Objective →
Hand back each line, unchanged, from the top down to the line where "from matplotlib.legend_handler import" sits.

---------------

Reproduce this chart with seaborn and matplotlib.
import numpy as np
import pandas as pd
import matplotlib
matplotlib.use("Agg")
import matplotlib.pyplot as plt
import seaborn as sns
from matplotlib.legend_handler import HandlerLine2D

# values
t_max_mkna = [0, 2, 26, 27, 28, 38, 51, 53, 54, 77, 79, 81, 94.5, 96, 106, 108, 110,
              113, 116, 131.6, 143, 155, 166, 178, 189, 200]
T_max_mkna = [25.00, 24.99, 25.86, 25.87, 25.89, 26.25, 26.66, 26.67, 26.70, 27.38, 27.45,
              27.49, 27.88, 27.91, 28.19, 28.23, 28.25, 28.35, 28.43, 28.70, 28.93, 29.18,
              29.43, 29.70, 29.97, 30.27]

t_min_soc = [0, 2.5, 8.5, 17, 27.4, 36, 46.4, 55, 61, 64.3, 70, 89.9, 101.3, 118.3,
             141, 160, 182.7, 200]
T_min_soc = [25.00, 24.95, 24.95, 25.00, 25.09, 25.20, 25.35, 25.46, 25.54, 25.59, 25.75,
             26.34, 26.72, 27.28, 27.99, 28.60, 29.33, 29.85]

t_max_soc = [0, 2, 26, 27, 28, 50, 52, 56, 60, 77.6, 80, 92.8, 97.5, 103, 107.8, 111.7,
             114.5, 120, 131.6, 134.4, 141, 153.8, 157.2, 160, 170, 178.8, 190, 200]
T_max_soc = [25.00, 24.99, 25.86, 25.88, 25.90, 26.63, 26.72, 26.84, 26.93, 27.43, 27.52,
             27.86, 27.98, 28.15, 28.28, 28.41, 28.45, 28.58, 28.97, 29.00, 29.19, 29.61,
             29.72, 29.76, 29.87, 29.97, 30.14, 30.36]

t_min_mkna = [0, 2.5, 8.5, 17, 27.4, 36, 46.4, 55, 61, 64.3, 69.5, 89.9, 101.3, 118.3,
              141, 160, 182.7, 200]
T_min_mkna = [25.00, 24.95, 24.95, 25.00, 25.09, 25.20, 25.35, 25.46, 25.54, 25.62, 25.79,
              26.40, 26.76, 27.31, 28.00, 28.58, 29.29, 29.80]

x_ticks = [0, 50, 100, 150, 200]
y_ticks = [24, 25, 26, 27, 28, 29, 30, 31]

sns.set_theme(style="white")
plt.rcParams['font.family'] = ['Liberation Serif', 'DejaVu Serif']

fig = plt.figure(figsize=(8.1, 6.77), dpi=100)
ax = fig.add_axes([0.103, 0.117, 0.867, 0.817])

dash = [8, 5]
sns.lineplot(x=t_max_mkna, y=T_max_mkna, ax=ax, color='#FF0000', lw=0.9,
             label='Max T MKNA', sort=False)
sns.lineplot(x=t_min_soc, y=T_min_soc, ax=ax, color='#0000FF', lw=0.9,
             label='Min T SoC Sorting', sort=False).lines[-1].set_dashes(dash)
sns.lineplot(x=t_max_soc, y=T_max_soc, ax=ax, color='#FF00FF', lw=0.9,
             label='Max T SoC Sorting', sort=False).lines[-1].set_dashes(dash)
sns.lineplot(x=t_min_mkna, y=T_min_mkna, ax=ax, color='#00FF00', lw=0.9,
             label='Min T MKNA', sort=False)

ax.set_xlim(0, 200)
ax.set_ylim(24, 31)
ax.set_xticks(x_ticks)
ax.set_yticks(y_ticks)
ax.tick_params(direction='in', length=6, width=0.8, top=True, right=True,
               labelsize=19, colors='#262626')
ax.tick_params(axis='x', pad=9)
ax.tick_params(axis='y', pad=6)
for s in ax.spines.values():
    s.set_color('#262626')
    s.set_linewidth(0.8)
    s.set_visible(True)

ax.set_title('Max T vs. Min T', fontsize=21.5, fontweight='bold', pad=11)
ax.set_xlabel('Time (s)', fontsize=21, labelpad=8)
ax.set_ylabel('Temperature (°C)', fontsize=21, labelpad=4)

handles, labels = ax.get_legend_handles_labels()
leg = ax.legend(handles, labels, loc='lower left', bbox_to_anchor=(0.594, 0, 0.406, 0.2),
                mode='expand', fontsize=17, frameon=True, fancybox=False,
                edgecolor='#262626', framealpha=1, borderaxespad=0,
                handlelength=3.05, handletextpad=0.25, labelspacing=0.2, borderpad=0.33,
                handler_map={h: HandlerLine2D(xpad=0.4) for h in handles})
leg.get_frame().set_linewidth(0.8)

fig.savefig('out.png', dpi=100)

---------------

Solution for this problem →
Reproduce this chart with seaborn and matplotlib.
import numpy as np
import pandas as pd
import matplotlib
matplotlib.use("Agg")
import matplotlib.pyplot as plt
import seaborn as sns
from matplotlib.legend_handler import HandlerLine2D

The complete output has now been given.